For her, “somewhere else” is Kyrgyzstan on a full-time teaching salary for 10 months. Olmstead reached her Rule of 90 last June. She was among the last Idaho educators who were able to cash in on the early retirement incentive, which gives teachers a bonus for retiring early and costs the state around $4 million every year, according to Luna spokeswoman Melissa McGrath.
In 1996, ERIP was put in place and almost 3,000 teachers have taken advantage of the incentive bonus money, but after the passage of Luna’s Senate Bill 1108, the opportunity to get out with a little extra cash was eliminated. McGrath said the estimated $4 million in state funding saved can be used to benefit students rather than their retiring teachers, although Wood said the IEA has numbers that proves that is untrue in the long run. Wood said ERIP was beneficial for women who took time off from teaching to raise children and couldn’t reach the Rule of 90 until they hit their 80s.
Last spring was the final chance for teachers to apply for the money and 202 teachers will be paid the bonus this year.
And now the question remains — will teachers still retire early if that benefit isn’t available? Dehoney and Hall gave a resounding yes.
“If early incentive is taken away it won’t play a role,” Hall said. “I hate to place money as the reason I’m leaving. Our experience as older teachers is invaluable. I think the intent was to get weaker teachers out but I think it’s the strong ones that will be leaving.”
Dehoney and Hall are both leaving the system before their time is up, opting for early retirement.
Dehoney said she will feel more comfortable when her retirement is locked in and she knows she can count on it. The other part of the equation is the recent years of hardship in education. Teachers have seen their salaries spiral downward, and Hall, 56, said the sacrifice she has made in the name of education is turning into a long list of unpaid efforts.
“I love to teach. I want to teach but I cannot do one more bandwagon year,” she said. “Losing days has broken my heart, and my perspective is that those who did the most got the biggest cut.”

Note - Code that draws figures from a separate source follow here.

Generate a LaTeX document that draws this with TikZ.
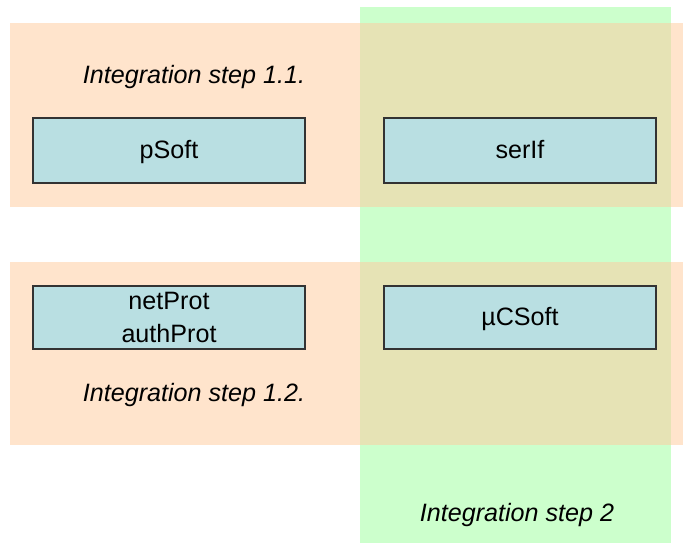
\documentclass[tikz,border=0pt]{standalone}
\usepackage{fontspec}
\setmainfont{Liberation Sans}
\usetikzlibrary{positioning}
\definecolor{isPeach}{HTML}{FFE4CC}
\definecolor{isGreen}{HTML}{CCFFCC}
\definecolor{isMix}{HTML}{E6E3B5}
\definecolor{isBox}{HTML}{B9DFE2}
\definecolor{isEdge}{HTML}{333333}
\tikzset{
  is band/.style={fill=isPeach},
  is lane/.style={fill=isGreen},
  is mix/.style={fill=isMix},
  is module/.style={draw=isEdge, fill=isBox, line width=.27mm,
    minimum width=54.4mm, minimum height=13mm, inner sep=0,
    align=center, font=\fontsize{14.3}{18.4}\selectfont},
  is single/.style={is module, text height=1.75ex, text depth=0pt},
  is caption/.style={font=\fontsize{14.3}{18}\selectfont\itshape, inner sep=0}
}
\begin{document}
\begin{tikzpicture}[x=.2mm,y=-.2mm]
  \useasboundingbox (0,0) rectangle (683,544);
  % integration bands
  \path[is band] (10,23) rectangle (683,207);
  \path[is band] (10,262) rectangle (683,445);
  \path[is lane] (360,7) rectangle (671,543);
  \path[is mix] (360,23) rectangle (671,207);
  \path[is mix] (360,262) rectangle (671,445);

  % modules
  \node[is single] (psoft) at (169,150.5) {pSoft};
  \node[is single] (serif) at (520,150.5) {serIf};
  \node[is module, minimum height=12.6mm] (prot) at (169,317.5) {netProt\\authProt};
  \node[is single, minimum height=12.6mm] (ucsoft) at (520,317.5) {µCSoft};

  \node[is caption] (step11) at (194,77) {Integration step 1.1.};
  \node[is caption] (step12) at (194,395) {Integration step 1.2.};
  \node[is caption] (step2) at (517,515) {Integration step 2};
\end{tikzpicture}
\end{document}
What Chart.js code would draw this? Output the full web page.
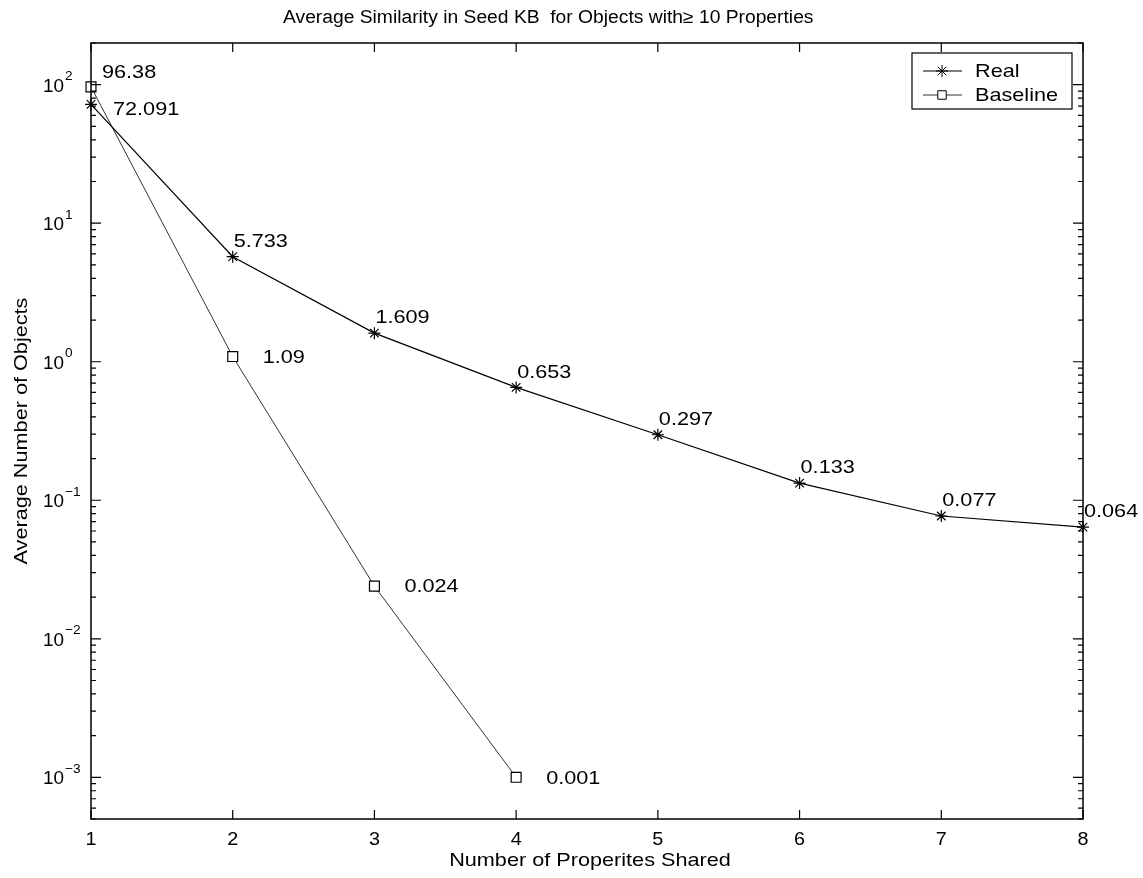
<!DOCTYPE html>
<html>
<head>
<meta charset="utf-8">
<script src="https://cdn.jsdelivr.net/npm/chart.js@4"></script>
<style>
  html, body { margin: 0; padding: 0; background: #fff; }
  canvas { display: block; }
</style>
</head>
<body>
<canvas id="chart" width="1143" height="878"></canvas>
<script>
// data
var sharedCounts = [1, 2, 3, 4, 5, 6, 7, 8];
var realValues = [72.091, 5.733, 1.609, 0.653, 0.297, 0.133, 0.077, 0.064];
var baselineCounts = [1, 2, 3, 4];
var baselineValues = [96.38, 1.09, 0.024, 0.001];
var xTicks = [1, 2, 3, 4, 5, 6, 7, 8];
var yTickExponents = [2, 1, 0, -1, -2, -3];

var FONT = '"Liberation Sans", Arial, Helvetica, sans-serif';

function toPoints(xs, ys) {
    return xs.map(function (x, i) { return { x: x, y: ys[i] }; });
}

// the scanned helvetica is a bit wider than arial, so stretch it a little
function wideText(ctx, text, x, y, size, sx, align, angle) {
    ctx.save();
    ctx.font = size + 'px ' + FONT;
    ctx.textAlign = align || 'left';
    ctx.textBaseline = 'middle';
    ctx.translate(x, y);
    if (angle) ctx.rotate(angle);
    ctx.scale(sx, 1);
    ctx.fillText(text, 0, 0);
    ctx.restore();
}

// draws the matlab style box, inward ticks, labels, legend and value texts
var matlabAxes = {
    id: 'matlabAxes',
    afterDraw: function (chart) {
        var ctx = chart.ctx;
        var area = chart.chartArea;
        var xs = chart.scales.x;
        var ys = chart.scales.y;

        ctx.save();
        ctx.strokeStyle = '#000';
        ctx.fillStyle = '#000';

        // frame
        ctx.lineWidth = 1.5;
        ctx.strokeRect(area.left, area.top, area.right - area.left, area.bottom - area.top);

        // x ticks
        ctx.lineWidth = 1.2;
        xTicks.forEach(function (t) {
            var px = xs.getPixelForValue(t);
            ctx.beginPath();
            ctx.moveTo(px, area.bottom); ctx.lineTo(px, area.bottom - 9);
            ctx.moveTo(px, area.top); ctx.lineTo(px, area.top + 9);
            ctx.stroke();
            wideText(ctx, String(t), px, 840, 18, 1.1, 'center');
        });

        // y ticks, major and minor
        for (var e = -4; e <= 2; e++) {
            for (var m = 1; m <= 9; m++) {
                var v = m * Math.pow(10, e);
                if (v < ys.min || v > ys.max) continue;
                var py = ys.getPixelForValue(v);
                var len = m === 1 ? 10 : 5;
                ctx.beginPath();
                ctx.moveTo(area.left, py); ctx.lineTo(area.left + len, py);
                ctx.moveTo(area.right, py); ctx.lineTo(area.right - len, py);
                ctx.stroke();
            }
        }
        yTickExponents.forEach(function (p) {
            var py = ys.getPixelForValue(Math.pow(10, p));
            var sup = String(p).replace('-', '\u2212');
            wideText(ctx, '10', 64, py + 2, 18, 1.05, 'right');
            wideText(ctx, sup, 65, py - 8, 13, 1.05, 'left');
        });

        // titles
        wideText(ctx, 'Average Similarity in Seed KB  for Objects with\u2265 10 Properties', 283, 18, 18, 1.07, 'left');
        wideText(ctx, 'Number of Properites Shared', (area.left + area.right) / 2 + 3, 861, 19, 1.14, 'center');
        wideText(ctx, 'Average Number of Objects', 22, (area.top + area.bottom) / 2, 19, 1.14, 'center', -Math.PI / 2);

        // value texts next to the points
        var realMeta = chart.getDatasetMeta(0).data;
        realValues.forEach(function (v, i) {
            var pt = realMeta[i];
            var dx = i === 0 ? 22 : 1;
            var dy = i === 0 ? 5 : -15;
            wideText(ctx, String(v), pt.x + dx, pt.y + dy, 19, 1.14, 'left');
        });
        var baseMeta = chart.getDatasetMeta(1).data;
        baselineValues.forEach(function (v, i) {
            var pt = baseMeta[i];
            var dx = i === 0 ? 11 : 30;
            var dy = i === 0 ? -14 : 1;
            wideText(ctx, String(v), pt.x + dx, pt.y + dy, 19, 1.14, 'left');
        });

        // legend
        var lx = 912, ly = 53, lw = 160, lh = 56;
        ctx.fillStyle = '#fff';
        ctx.fillRect(lx, ly, lw, lh);
        ctx.lineWidth = 1.2;
        ctx.strokeStyle = '#000';
        ctx.strokeRect(lx, ly, lw, lh);
        chart.data.datasets.forEach(function (ds, i) {
            var rowY = 71 + i * 24;
            ctx.strokeStyle = ds.borderColor;
            ctx.lineWidth = ds.borderWidth;
            ctx.beginPath();
            ctx.moveTo(923, rowY); ctx.lineTo(962, rowY);
            ctx.stroke();
            ctx.strokeStyle = '#000';
            ctx.lineWidth = 1;
            ctx.fillStyle = '#fff';
            Chart.helpers.drawPoint(ctx, {
                pointStyle: ds.pointStyle,
                radius: ds.legendRadius,
                borderWidth: 1
            }, 942, rowY);
            ctx.fillStyle = '#000';
            wideText(ctx, ds.label, 975, rowY + 1, 19, 1.14, 'left');
        });

        ctx.restore();
    }
};

var chart = new Chart(document.getElementById('chart').getContext('2d'), {
    type: 'line',
    data: {
        datasets: [{
            label: 'Real',
            data: toPoints(sharedCounts, realValues),
            borderColor: '#000',
            borderWidth: 1.2,
            pointStyle: 'star',
            pointRadius: 6,
            legendRadius: 6,
            pointBorderColor: '#000',
            pointBorderWidth: 1.2,
            pointBackgroundColor: '#fff',
            tension: 0,
            fill: false,
            clip: false
        }, {
            label: 'Baseline',
            data: toPoints(baselineCounts, baselineValues),
            borderColor: '#333',
            borderWidth: 1,
            pointStyle: 'rect',
            pointRadius: 7,
            legendRadius: 6,
            pointBorderColor: '#000',
            pointBorderWidth: 1.2,
            pointBackgroundColor: '#fff',
            tension: 0,
            fill: false,
            clip: false
        }]
    },
    options: {
        responsive: false,
        animation: false,
        devicePixelRatio: 1,
        layout: { padding: { left: 91, right: 60, top: 43, bottom: 59 } },
        plugins: {
            legend: { display: false },
            title: { display: false },
            tooltip: { enabled: false }
        },
        scales: {
            x: { type: 'linear', min: 1, max: 8, display: false },
            y: { type: 'logarithmic', min: 0.0005, max: 200, display: false }
        }
    },
    plugins: [matlabAxes]
});
</script>
</body>
</html>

Among her activities, Hall volunteers as pep club advisor, mentors for a group called the Mona Foundation and serves on a wellness committee.
Only a year and a half away from reaching the Rule of 90, Hall said she applied for ERIP last year but turned down the bonus of around $17,000 so she could coach and teach this year’s senior class at Kimberly High School. She plans to retire on June 3 and isn’t sure what the future will hold.
The three teachers all acknowledged that they didn’t choose teaching for the salary but for the love of instruction and nurture. However, they point out, they assumed they would make the same salary or get a raise as their careers advanced, not watch as their compensation shuffled backward.
Olmstead said she worries about good teachers leaving Idaho and the ones who stay in the system losing their creativity as they teach toward preparing students for standardized tests.
“When they talk about bringing in the best and brightest teachers, I think the best and the brightest are leaving because (the state) doesn’t take care of those at the end of the salary,” she said. “It’s really sad.”